“Extraordinary things are happening” outside of traditional law firms


Hamilton: Be patient

Professor Richard Susskind’s claim that the current model of alternative legal services providers has not delivered and needs to be rethought is premature, the boss of Radiant Law has argued.

Alex Hamilton, a solicitor who has led the way in changing the delivery of commercial contracting, said “extraordinary things are already happening” but it took time to create the right structure.

Though the argument for vertically integrated legal services had merit, he continued, “you can’t build the law firm they [Professor Susskind and Neville Eisenberg] are describing starting with, well, a regular law firm”.

We reported recently that Professor Susskind and Mr Eisenberg – former chairman of Berwin Leighton – had argued that the horizontal disaggregation of legal work has not driven sufficient innovation in law firms and alternative providers.

In a much-discussed paper published by Harvard Law School, they said the idea that there was a layer of process-driven work that required little involvement of qualified lawyers had turned out to be “an oversimplification”.

This led to a vertical way of looking at legal work instead. “The idea here is that all legal matters require a mix of legal expertise, legal experience, and process, even if the great bulk of human hours spent are on the process component.

Mr Hamilton, who launched Radiant Law a decade ago, said existing law firms could not be transformed in this way.

“To make it work, you need to radically change how lawyers operate, the incentives that apply and how decisions are made, but partnership models are perfectly designed to protect the current power structure and resist change, with the most successful under the old model holding the reins,” he wrote on LinkedIn.

Traditional lawyers at law firms “literally have no clue how to make everyday contracting (our speciality) go fast”, he said.

“We now generally hire only junior lawyers because it is too hard to reprogram senior lawyers who tend not to take it well when you explain that pretty much everything that they have learned to date from their firms is wrong.”

Traditional law firms were “structured for the bespoke and are in no rush to do anything” – they took at least two days just to complete a conflict check, he said – and were not “optimised for cooperation”.

“They are optimised for autonomy of partners. Good luck telling them that they all have to work in the same way, a fundamental for doing routine work. Good luck getting them to switch to fixed fee only and ditching time sheets (despite being talked about for decades, can you name one large firm that has done it?).”

Radiant Law is now 10 years old and Mr Hamilton said it was built on the idea that, to solve clients’ demands, “we needed to pull together into one place legal judgement calls, [legal process outsourcers’] process capabilities and tech skills.

“It also had to be fixed price to align incentives with the client and we had to take technology and knowledge management seriously, and it would help to be a law firm.”

But the question, Mr Hamilton said, was why Radiant was not larger (it currently has around 50 staff). “The authors have a point that scale is an excellent indication of successfully meeting demand. And my best answer is: be patient.”

The solicitor explained that it had taken several years to create “a new kind of business structure”.

“Radiant Law is a company, so no partners and a simple management structure. The executive committee only has four members with marketing, sales, delivery and business services representatives.

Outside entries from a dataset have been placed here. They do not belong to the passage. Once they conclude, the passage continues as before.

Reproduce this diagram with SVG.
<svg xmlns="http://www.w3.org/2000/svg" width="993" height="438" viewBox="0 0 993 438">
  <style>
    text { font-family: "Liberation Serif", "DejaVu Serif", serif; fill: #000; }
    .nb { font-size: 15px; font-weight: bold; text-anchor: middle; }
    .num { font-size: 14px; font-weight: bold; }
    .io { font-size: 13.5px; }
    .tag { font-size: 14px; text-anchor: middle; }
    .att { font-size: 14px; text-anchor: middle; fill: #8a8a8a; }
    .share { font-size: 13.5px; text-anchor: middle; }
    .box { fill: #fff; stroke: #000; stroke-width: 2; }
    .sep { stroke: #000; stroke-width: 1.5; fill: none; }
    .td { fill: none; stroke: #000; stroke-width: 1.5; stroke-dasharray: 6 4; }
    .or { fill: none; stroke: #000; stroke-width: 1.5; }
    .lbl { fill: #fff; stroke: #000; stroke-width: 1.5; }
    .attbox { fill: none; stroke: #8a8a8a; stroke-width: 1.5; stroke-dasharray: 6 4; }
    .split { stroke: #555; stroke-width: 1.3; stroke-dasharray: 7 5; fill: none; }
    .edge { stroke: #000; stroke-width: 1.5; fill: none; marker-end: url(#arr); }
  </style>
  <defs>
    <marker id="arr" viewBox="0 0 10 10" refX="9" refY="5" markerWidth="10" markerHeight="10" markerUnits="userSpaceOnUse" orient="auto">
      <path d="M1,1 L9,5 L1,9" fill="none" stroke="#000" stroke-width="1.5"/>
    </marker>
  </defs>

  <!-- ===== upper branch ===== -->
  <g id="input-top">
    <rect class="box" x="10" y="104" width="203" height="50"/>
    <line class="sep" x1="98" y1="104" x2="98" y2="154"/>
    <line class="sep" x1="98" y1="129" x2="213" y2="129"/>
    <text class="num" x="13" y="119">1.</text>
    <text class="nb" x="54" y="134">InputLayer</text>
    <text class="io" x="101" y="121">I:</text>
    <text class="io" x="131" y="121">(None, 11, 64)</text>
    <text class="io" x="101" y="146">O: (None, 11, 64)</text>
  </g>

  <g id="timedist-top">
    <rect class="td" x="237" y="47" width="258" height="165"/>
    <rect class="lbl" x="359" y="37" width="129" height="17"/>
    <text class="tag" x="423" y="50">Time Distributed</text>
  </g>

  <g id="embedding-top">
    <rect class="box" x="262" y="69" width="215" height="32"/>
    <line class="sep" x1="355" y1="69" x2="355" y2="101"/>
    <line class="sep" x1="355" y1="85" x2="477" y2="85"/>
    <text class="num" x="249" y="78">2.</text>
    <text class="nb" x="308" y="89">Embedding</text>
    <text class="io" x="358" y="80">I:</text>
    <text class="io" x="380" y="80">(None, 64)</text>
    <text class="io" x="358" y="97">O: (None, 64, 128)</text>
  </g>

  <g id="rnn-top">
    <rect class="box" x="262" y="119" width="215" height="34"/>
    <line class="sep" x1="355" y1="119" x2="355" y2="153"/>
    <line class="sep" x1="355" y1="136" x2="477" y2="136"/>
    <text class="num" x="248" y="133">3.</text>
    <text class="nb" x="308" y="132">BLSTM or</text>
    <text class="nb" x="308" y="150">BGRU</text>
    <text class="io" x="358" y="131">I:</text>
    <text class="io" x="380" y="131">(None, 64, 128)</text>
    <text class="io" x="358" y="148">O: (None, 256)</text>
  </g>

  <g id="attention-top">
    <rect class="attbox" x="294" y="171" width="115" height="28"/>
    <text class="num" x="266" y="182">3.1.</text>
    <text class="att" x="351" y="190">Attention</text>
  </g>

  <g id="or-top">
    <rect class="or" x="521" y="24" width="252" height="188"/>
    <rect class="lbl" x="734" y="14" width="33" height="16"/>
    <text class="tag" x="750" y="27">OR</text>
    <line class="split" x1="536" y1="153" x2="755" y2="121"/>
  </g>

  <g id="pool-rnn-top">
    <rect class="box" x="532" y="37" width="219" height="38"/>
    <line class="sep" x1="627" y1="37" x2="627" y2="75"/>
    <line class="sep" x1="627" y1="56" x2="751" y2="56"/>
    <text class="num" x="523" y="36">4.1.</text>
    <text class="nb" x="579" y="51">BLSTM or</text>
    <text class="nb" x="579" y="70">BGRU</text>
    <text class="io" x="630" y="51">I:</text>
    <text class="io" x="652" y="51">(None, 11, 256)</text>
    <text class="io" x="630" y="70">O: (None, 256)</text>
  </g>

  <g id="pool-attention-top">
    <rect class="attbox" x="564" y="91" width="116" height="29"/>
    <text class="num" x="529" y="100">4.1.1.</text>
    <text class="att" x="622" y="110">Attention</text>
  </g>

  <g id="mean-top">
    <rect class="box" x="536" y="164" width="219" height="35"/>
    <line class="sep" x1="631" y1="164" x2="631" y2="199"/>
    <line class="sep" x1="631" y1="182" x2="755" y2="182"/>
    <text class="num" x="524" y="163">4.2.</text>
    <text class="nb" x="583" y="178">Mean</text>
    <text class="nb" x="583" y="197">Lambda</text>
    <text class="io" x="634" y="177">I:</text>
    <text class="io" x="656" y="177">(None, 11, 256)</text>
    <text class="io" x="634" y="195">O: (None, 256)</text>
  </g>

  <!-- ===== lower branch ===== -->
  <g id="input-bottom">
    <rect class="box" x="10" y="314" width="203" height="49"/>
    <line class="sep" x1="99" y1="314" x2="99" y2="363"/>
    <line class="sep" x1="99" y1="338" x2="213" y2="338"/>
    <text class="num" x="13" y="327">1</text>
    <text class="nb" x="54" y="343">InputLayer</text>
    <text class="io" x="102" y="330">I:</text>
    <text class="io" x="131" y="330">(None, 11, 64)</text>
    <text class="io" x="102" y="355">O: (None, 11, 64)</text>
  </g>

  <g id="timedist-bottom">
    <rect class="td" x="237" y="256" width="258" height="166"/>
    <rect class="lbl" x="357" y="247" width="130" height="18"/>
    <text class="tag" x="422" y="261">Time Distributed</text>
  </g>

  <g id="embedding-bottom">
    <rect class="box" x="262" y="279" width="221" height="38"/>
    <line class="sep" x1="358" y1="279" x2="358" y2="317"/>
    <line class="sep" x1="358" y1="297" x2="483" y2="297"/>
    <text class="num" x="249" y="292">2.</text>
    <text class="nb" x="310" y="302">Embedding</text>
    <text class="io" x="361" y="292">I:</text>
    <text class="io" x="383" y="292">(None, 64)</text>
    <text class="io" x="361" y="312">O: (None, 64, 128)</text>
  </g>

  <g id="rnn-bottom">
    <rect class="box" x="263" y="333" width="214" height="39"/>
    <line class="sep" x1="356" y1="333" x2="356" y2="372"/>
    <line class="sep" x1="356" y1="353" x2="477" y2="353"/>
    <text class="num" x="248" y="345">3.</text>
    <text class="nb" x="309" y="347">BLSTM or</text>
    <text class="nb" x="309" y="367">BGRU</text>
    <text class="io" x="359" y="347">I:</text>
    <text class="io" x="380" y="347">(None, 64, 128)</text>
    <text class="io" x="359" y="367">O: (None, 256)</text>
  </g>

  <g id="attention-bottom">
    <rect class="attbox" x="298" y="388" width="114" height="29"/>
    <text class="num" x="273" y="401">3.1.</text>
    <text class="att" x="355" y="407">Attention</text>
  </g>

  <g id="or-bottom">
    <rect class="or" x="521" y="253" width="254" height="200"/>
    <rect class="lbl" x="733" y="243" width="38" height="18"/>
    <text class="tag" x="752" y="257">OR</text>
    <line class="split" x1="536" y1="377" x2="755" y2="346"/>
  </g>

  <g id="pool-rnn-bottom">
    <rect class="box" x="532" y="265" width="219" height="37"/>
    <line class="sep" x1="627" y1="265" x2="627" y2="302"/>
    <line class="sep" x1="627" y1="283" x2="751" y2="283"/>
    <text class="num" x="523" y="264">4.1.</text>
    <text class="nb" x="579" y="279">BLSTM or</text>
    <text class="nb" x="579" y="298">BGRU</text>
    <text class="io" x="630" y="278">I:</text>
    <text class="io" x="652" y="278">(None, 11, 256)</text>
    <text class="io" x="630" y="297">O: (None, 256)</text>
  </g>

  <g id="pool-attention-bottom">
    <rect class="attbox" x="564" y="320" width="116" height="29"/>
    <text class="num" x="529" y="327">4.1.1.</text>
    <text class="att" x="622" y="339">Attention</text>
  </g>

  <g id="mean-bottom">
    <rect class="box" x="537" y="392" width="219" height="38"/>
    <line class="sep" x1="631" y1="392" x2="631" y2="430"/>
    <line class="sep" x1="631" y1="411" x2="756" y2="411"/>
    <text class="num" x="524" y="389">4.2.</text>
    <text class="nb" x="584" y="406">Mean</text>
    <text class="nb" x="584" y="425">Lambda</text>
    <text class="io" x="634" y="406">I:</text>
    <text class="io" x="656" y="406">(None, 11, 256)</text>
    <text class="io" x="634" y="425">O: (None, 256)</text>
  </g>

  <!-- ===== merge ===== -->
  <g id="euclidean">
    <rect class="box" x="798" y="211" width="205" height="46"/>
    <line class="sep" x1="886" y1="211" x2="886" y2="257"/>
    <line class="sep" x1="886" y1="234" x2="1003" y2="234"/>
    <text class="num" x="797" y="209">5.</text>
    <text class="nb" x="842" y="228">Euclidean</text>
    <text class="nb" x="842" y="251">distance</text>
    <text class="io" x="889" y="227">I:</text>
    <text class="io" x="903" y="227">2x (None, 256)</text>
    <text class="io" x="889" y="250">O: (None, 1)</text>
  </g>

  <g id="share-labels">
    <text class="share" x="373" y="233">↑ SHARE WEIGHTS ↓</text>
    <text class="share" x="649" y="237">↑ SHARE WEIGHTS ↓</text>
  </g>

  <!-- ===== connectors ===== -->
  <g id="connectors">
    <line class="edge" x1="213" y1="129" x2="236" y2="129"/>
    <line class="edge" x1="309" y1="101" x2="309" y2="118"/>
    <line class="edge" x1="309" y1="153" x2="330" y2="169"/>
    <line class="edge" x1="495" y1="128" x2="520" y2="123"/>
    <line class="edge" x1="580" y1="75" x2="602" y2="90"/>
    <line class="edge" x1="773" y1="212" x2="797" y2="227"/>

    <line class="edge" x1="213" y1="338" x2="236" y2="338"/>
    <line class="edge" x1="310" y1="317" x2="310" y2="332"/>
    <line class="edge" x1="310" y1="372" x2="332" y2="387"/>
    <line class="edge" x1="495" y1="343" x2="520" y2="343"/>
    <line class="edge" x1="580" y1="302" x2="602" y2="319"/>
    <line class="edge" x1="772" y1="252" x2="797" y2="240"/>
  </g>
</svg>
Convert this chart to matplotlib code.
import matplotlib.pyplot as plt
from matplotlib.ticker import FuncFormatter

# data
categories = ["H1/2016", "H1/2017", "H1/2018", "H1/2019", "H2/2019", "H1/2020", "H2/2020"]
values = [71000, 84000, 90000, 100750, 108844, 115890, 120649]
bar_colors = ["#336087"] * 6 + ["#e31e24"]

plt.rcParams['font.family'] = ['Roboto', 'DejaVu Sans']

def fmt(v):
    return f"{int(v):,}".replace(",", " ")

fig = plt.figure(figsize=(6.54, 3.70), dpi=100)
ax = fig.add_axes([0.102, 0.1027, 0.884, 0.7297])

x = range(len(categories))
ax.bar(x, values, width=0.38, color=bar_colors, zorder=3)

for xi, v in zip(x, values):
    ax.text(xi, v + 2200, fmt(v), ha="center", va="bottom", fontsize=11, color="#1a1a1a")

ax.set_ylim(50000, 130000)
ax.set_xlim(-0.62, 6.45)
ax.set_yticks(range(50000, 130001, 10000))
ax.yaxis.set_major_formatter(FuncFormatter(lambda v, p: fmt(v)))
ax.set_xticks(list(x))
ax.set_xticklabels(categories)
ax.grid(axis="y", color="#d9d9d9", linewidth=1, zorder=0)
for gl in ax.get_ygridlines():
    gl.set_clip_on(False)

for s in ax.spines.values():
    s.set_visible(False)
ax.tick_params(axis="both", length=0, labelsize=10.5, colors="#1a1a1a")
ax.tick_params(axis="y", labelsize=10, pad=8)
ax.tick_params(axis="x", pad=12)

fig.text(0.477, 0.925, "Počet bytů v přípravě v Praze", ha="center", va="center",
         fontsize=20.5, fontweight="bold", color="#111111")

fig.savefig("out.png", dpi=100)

“We are ‘flat-ish’. Our organisational chart is just a big circle underneath the executive committee and we push down decision making and responsibility as far as possible. Official reporting lines for the team are to the relevant executive committee member – there is no other management layer and a strong emphasis on self-management.

“We don’t have timesheets and don’t reward on hours. Bonuses are an automatic 10% paid to everyone… We prioritise cooperation over control or autonomy.”

Mr Hamilton went on: “We don’t really talk about lawyers internally (nor do we use the innovation word much). There are individuals who deliver matters and they work with developers who do software and a data analyst who analyses data and legal engineers who help automate things.

“If you need help from others, just ask on Slack. We have account leads and project leads and whatever leads, rather than managers (outside excom). Your responsibilities come from the particular hat you are wearing at that moment in time, not a rank.”

Further, Radiant Law was only the second UK law firm to become a B Corporation – a socially responsible approach to business –  and Mr Hamilton said about 20% of time was spent on “continuous improvement”.

“I believe that the structure and culture that we have created at Radiant Law is foundational to actually delivering truly differentiated and improved services for our clients, and I don’t think we could have gotten here by transforming a traditional firm.”

This has all meant that the firm has set and met a target of turning around 75% of matters – either new contracts or those coming back from the other side – in just half a day.

“The best service levels offered in the market as far as we are aware is two days (and many can’t meet that – remember those two-day conflict checks before the law firm teams can even start?),” he said.

He concluded: “While I welcome the authors’ argument that we need lawyers, I believe that extraordinary things are happening already, and that scale will come. It just takes time to build the right solution. Patience!”